I beg at last most humbly Your Exellency that You’ll favour me with a Resolution and answer accompanied with such Letter of Recomendation I have prayed for, & to deliver the Same as soon as possible to the Bearers Messrs. Laval & Wilfelsheim3 who will take care to forward it to me as fast as possible, for we intend to set sail in abt 16 Days at farthest.

Having the Honour to subscribe myself Your Exellency’s most humble & most obedient Servt.

Arnold Delius

P.S We believe to make it possible if we are honoured with a Letter of Recomendation from Your Exellency, to direct the Cours of our Ship & loading aforesaid to Philadelphia & beg Your Exellency’s advice upon this Subject whether it can be done with Safety.

To His Exellency Benjamin Francklin Esq. Ambassador of the 13 United States of America. at the Court of France.

Notation: Delius 7 Fevr. 1783.

[Note numbering follows the Franklin Papers source.]

7This Bremen merchant (1742–1819) had for two years been trying to find investors for his plan to outfit a ship and establish trade with the United States. In 1782 two well-established merchants agreed to be his partners: Herman Heyman, Sr., and Heinrich Talla, with Talla serving as the firm’s director. Heyman was at this time very ill; his two sons were in business with him, and when BF did not respond to the present letter, Talla petitioned BF on behalf of Herman Heyman’s Sons. Those two letters are below, Feb. 17 and March 24.

Delius’ scheme ultimately failed. His ship, delayed by storms and poor navigation, arrived in Philadelphia with much of the cargo ruined. Delius stayed in America until 1785, trying to establish other business ventures. Upon his return to Bremen he was sued by Heymans and Talla in a muchpublicized case, and in 1788 he declared bankruptcy. He finally emigrated to America and in 1794 became a naturalized citizen. Neue Deutsche Biographie (23 vols. to date, Berlin, 1953– ), III, 583–4; Sam A. Mustafa, Merchants and Migrations: Germans and Americans in Connection, 1776–1835 (Aldershot and Burlington, Vt., 2001), pp. 29–37, 92–5.

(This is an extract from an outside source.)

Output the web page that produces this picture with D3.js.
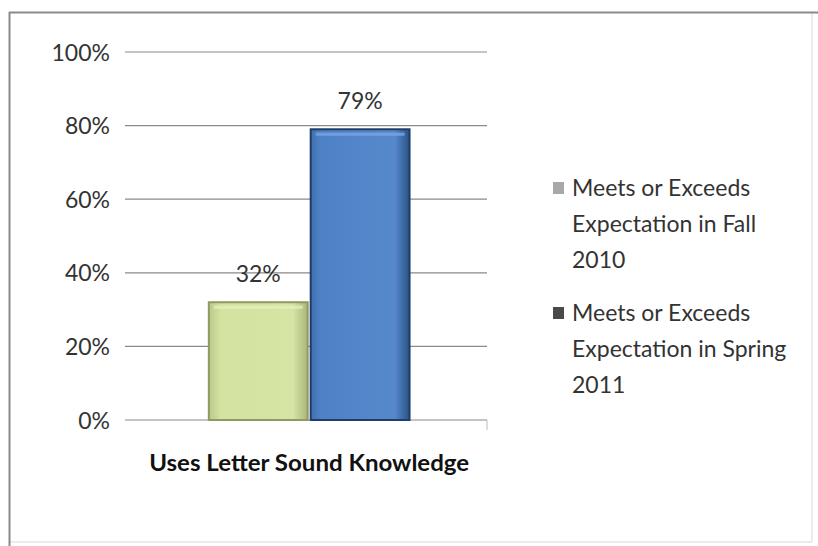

8Blodget (XXIX, 31), purser of the Alliance, was in Holland with John Paul Jones’s squadron between October, 1779, and February, 1780: XXX, 444; XXXII, 12n.

9The enclosure is missing.

1The passport has not been located.

2Delius signed a contract with Talla on Feb. 25 for the use of Die Drey Freunde (The Three Friends). That contract named a different captain, but Havinghorst did end up commanding the vessel. The ship arrived in Philadelphia in early June: Mustafa, Merchants and Migrations, p. 30; Pa. Gaz., June 11, 1783.

3Parisian bankers; see their letter of March 6.